Dubai accounts for 57% of scaleup funding in the Middle East and North Africa, while the emirate is home to 39% of the region’s scaleups, according to a new report developed by Dubai Chamber of Digital Economy in cooperation with Mind the Bridge and Crunchbase.
The report, titled UAE Venture Outlook, examined key trends reshaping the maturing entrepreneurial ecosystem in the region, and highlighted the leading roles of the UAE and Dubai in attracting promising scaleups and tech giants.
The number of scaleups in MENA saw exponential growth in 2021, compared to 2020, as 587 scaleups were accounted for in the region by December 2021, compared to 139 in the previous year.
MENA scaleups have collectively attracted $9.1 billion, representing 0.12% of the region’s GDP. Data shows that a few countries are driving the effort of the MENA region to compete with the top global
tech ecosystems.
On a country level, the UAE accounted for the largest number of scaleups (251) which attracted the majority of funding in the region, or 59%, having raised $5.4 billion.
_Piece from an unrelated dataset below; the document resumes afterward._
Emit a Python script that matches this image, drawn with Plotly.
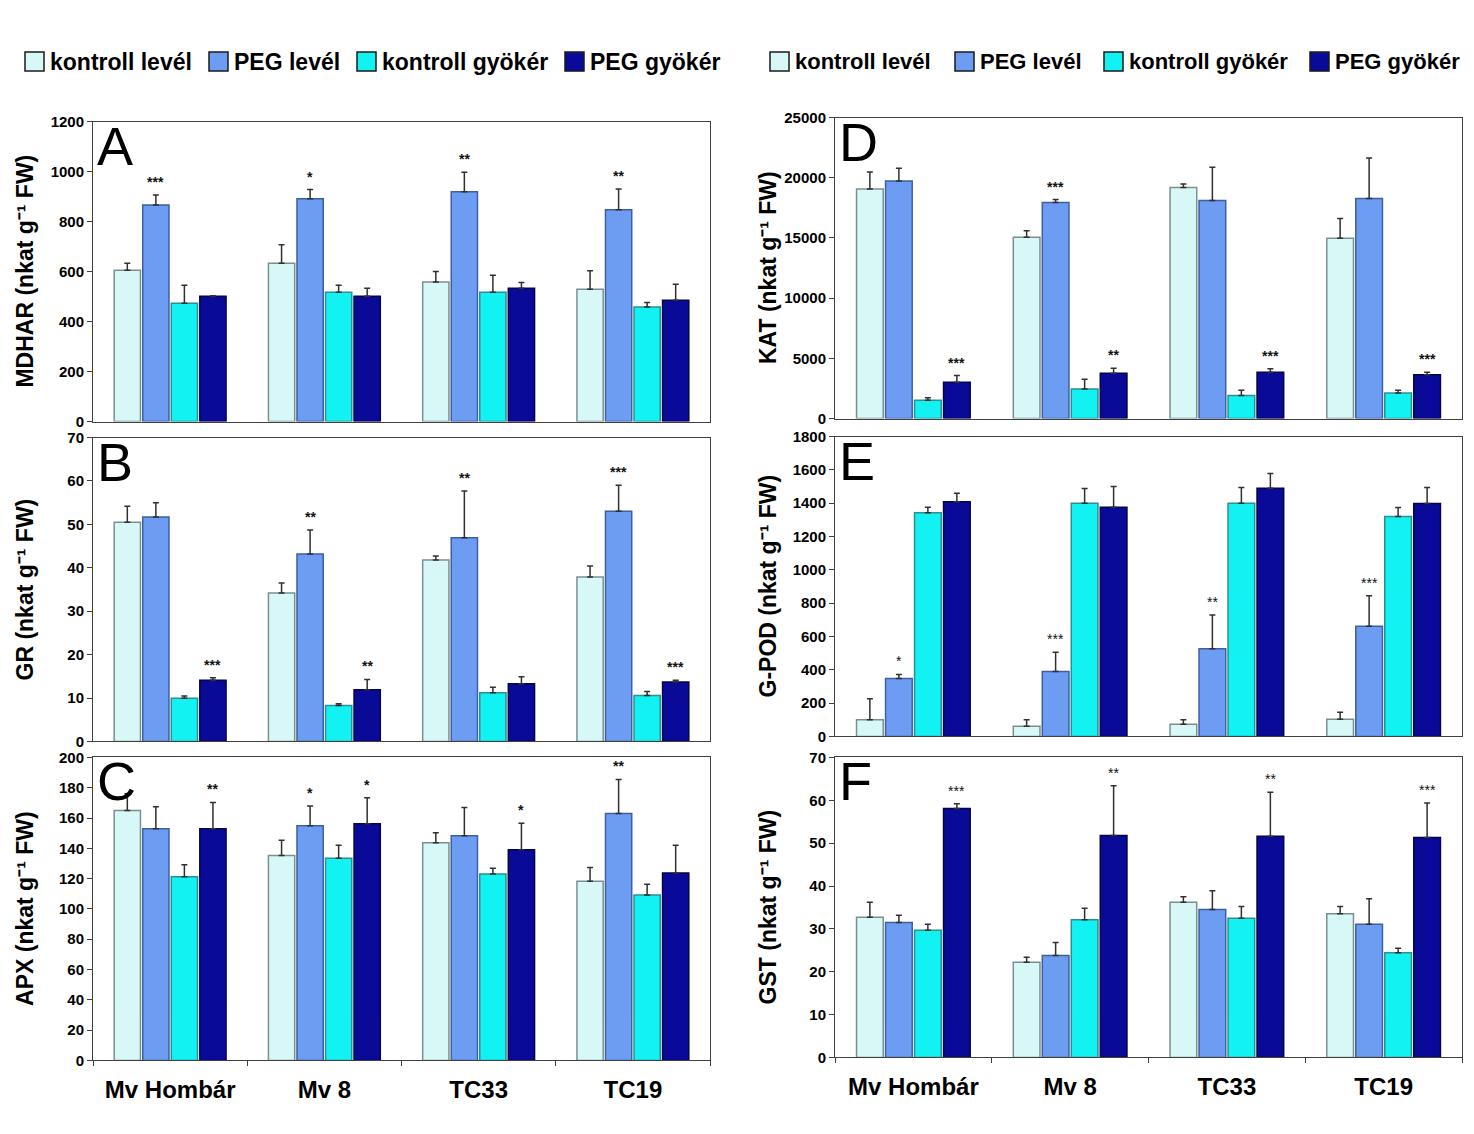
import plotly.graph_objects as go

categories = ["Mv Hombár", "Mv 8", "TC33", "TC19"]
series_names = ["kontroll levél", "PEG levél", "kontroll gyökér", "PEG gyökér"]
colors = ["#D8F8F8", "#6C9DF2", "#12F2F2", "#0A0A98"]
outlines = ["#7A9090", "#3F5F9F", "#2C9090", "#05054A"]

# Panel A - MDHAR
mdhar_mean = [[605, 633, 558, 529], [866, 891, 919, 847], [473, 517, 517, 458], [501, 501, 533, 485]]
mdhar_err = [[28, 74, 42, 74], [40, 37, 78, 83], [72, 28, 68, 18], [2, 32, 23, 64]]
mdhar_stars = [["", "", "", ""], ["***", "*", "**", "**"], ["", "", "", ""], ["", "", "", ""]]
# Panel B - GR
gr_mean = [[50.5, 34.2, 41.8, 37.9], [51.7, 43.2, 46.9, 53.0], [9.95, 8.3, 11.2, 10.6], [14.1, 11.9, 13.3, 13.7]]
gr_err = [[3.7, 2.3, 0.9, 2.5], [3.3, 5.5, 10.8, 6.0], [0.55, 0.4, 1.3, 0.9], [0.6, 2.4, 1.6, 0.4]]
gr_stars = [["", "", "", ""], ["", "**", "**", "***"], ["", "", "", ""], ["***", "**", "", "***"]]
# Panel C - APX
apx_mean = [[165, 135.2, 143.7, 118.2], [153, 155, 148.4, 163], [121.3, 133.4, 123, 109.2], [153, 156.3, 139, 123.7]]
apx_err = [[11, 10.1, 6.6, 9.1], [14.5, 13, 18.6, 22.5], [7.9, 8.6, 3.8, 7.1], [17.3, 17.1, 17.5, 18.3]]
apx_stars = [["", "", "", ""], ["", "*", "", "**"], ["", "", "", ""], ["**", "*", "*", ""]]
# Panel D - KAT
kat_mean = [[19070, 15060, 19190, 14980], [19740, 17940, 18110, 18270], [1520, 2460, 1910, 2130], [3020, 3770, 3850, 3630]]
kat_err = [[1420, 550, 300, 1630], [1050, 250, 2760, 3380], [200, 810, 440, 220], [550, 410, 280, 220]]
kat_stars = [["", "", "", ""], ["", "***", "", ""], ["", "", "", ""], ["***", "**", "***", "***"]]
# Panel E - G-POD
gpod_mean = [[100, 62, 74, 104], [348, 390, 527, 661], [1342, 1400, 1400, 1320], [1408, 1376, 1490, 1398]]
gpod_err = [[126, 38, 26, 42], [24, 115, 202, 184], [34, 88, 94, 54], [52, 124, 88, 96]]
gpod_stars = [["", "", "", ""], ["*", "***", "**", "***"], ["", "", "", ""], ["", "", "", ""]]
# Panel F - GST
gst_mean = [[32.7, 22.2, 36.2, 33.5], [31.5, 23.8, 34.5, 31.1], [29.7, 32.1, 32.5, 24.4], [58.1, 51.8, 51.6, 51.3]]
gst_err = [[3.5, 1.2, 1.3, 1.7], [1.7, 3.0, 4.4, 5.9], [1.4, 2.7, 2.7, 1.1], [1.1, 11.6, 10.3, 8.1]]
gst_stars = [["", "", "", ""], ["", "", "", ""], ["", "", "", ""], ["***", "**", "**", "***"]]

y_titles = ["MDHAR", "GR", "APX", "KAT", "G-POD", "GST"]
y_max = [1200, 70, 200, 25000, 1800, 70]
y_dtick = [200, 10, 20, 5000, 200, 10]
letters = ["A", "B", "C", "D", "E", "F"]

panels = [
    (mdhar_mean, mdhar_err, mdhar_stars),
    (gr_mean, gr_err, gr_stars),
    (apx_mean, apx_err, apx_stars),
    (kat_mean, kat_err, kat_stars),
    (gpod_mean, gpod_err, gpod_stars),
    (gst_mean, gst_err, gst_stars),
]

# page has an 8px body margin: size the figure so the page fits the window
PAGE_M = 8
W, H = 1474 - 2 * PAGE_M, 1134 - 2 * PAGE_M
FONT = "Liberation Sans, Arial, sans-serif"
V_SCALE, V_OFF = 0.985, 8.5   # observed vertical mapping of the capture


def px_x(x):
    return (x - PAGE_M) / W


def px_y(y):
    yd = (y - V_OFF) / V_SCALE
    return 1 - (yd - PAGE_M) / H


# layout geometry (window pixels)
x_dom_px = [(93, 710), (835, 1462)]
y_dom_px = [(121, 421), (437, 741), (757, 1060), (117, 418), (436, 736), (757, 1057)]
title_x_px = [25, 768]
legend_sq_px = [[25, 209, 357, 565], [770, 955, 1104, 1310]]
legend_font = [23, 22]
LEG_Y = 61
SQ = 19

BARGAP = 0.26
BARGROUPGAP = 0.08

fig = go.Figure()
annotations = []
shapes = []

for p, (means, errs, stars) in enumerate(panels):
    ax = "" if p == 0 else str(p + 1)
    xref, yref = "x" + ax, "y" + ax
    col = 0 if p < 3 else 1
    for s in range(4):
        fig.add_trace(go.Bar(
            x=categories, y=means[s], name=series_names[s],
            marker=dict(color=colors[s], line=dict(color=outlines[s], width=1.5)),
            error_y=dict(type="data", symmetric=False, array=errs[s],
                         arrayminus=[0] * 4, color="#303030", thickness=1.5, width=3),
            xaxis=xref, yaxis=yref, showlegend=False))
        # significance stars
        slot = (1 - BARGAP) / 4
        off = -(1 - BARGAP) / 2 + slot * (s + 0.5)
        for c in range(4):
            if stars[s][c]:
                annotations.append(dict(
                    x=c + off, y=means[s][c] + errs[s][c], xref=xref, yref=yref,
                    text=stars[s][c], showarrow=False, yanchor="bottom", yshift=3,
                    font=dict(family=FONT, size=14, color="#111",
                              weight="bold" if p not in (4, 5) else "normal")))
    # panel letter
    annotations.append(dict(
        x=0, y=1, xref=xref + " domain", yref=yref + " domain",
        text=letters[p], showarrow=False, xanchor="left", yanchor="top",
        xshift=2, yshift=8,
        font=dict(family=FONT, size=54, color="black")))
    # y axis title
    y0, y1 = y_dom_px[p]
    annotations.append(dict(
        x=px_x(title_x_px[col]), y=px_y((y0 + y1) / 2), xref="paper", yref="paper",
        text=y_titles[p] + " (nkat g⁻¹ FW)", textangle=-90, showarrow=False,
        xanchor="center", yanchor="middle",
        font=dict(family=FONT, size=23, color="black", weight="bold")))

    xd = x_dom_px[col]
    bottom = p in (2, 5)
    fig.layout["xaxis" + ax] = dict(
        domain=[px_x(xd[0]), px_x(xd[1])], anchor=yref, type="category",
        categoryorder="array", categoryarray=categories,
        showline=True, linecolor="#404040", linewidth=1, mirror=True,
        ticks="outside" if bottom else "", tickson="boundaries", ticklen=5,
        tickcolor="#404040", showticklabels=bottom, showgrid=False,
        ticklabelstandoff=8,
        tickfont=dict(family=FONT, size=24, color="black", weight="bold"))
    fig.layout["yaxis" + ax] = dict(
        domain=[px_y(y1), px_y(y0)], anchor=xref, range=[0, y_max[p]],
        dtick=y_dtick[p], tick0=0, tickformat="d", showline=True, linecolor="#404040",
        linewidth=1, mirror=True, ticks="outside", ticklen=5, tickcolor="#404040",
        showgrid=False, zeroline=False,
        tickfont=dict(family=FONT, size=15, color="black", weight="bold"))

# legends (one above each column)
for col in range(2):
    for s in range(4):
        x0 = legend_sq_px[col][s]
        shapes.append(dict(
            type="rect", xref="paper", yref="paper",
            x0=px_x(x0), x1=px_x(x0 + SQ), y0=px_y(LEG_Y + SQ / 2), y1=px_y(LEG_Y - SQ / 2),
            fillcolor=colors[s], line=dict(color="#1a1a1a", width=1.5)))
        annotations.append(dict(
            x=px_x(x0 + SQ + 4), y=px_y(LEG_Y), xref="paper", yref="paper",
            text=series_names[s], showarrow=False, xanchor="left", yanchor="middle",
            font=dict(family=FONT, size=legend_font[col], color="black", weight="bold")))

fig.update_layout(
    width=W, height=H, margin=dict(l=0, r=0, t=0, b=0),
    paper_bgcolor="white", plot_bgcolor="white",
    barmode="group", bargap=BARGAP, bargroupgap=BARGROUPGAP,
    annotations=annotations, shapes=shapes, showlegend=False,
)

fig.write_html("out.html")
Meanwhile, Dubai alone accounted for 57% of funding, as the emirate is home to a major of the region’s tech giants. Saudi Arabia came second as the kingdom is home to 106 scaleups (18.1% of total) that raised a total of $1.2 billion of growth funds. Egypt ranks third, accounting for 84 scaleups and $1.4B raised.
The report revealed that 26 MENA scaleups (4.4% of total) relocated their headquarters inside the region to boost their growth. The UAE was the preferred destination for relocation with 8 scaleups setting up in the country, followed by Saudi Arabia with 7, and Egypt (4). Additionally, a total of 41 scaleups opted to expand their footprint beyond MENA, primarily to the US (13), the UK (5), France (5), India (3), and Canada (2).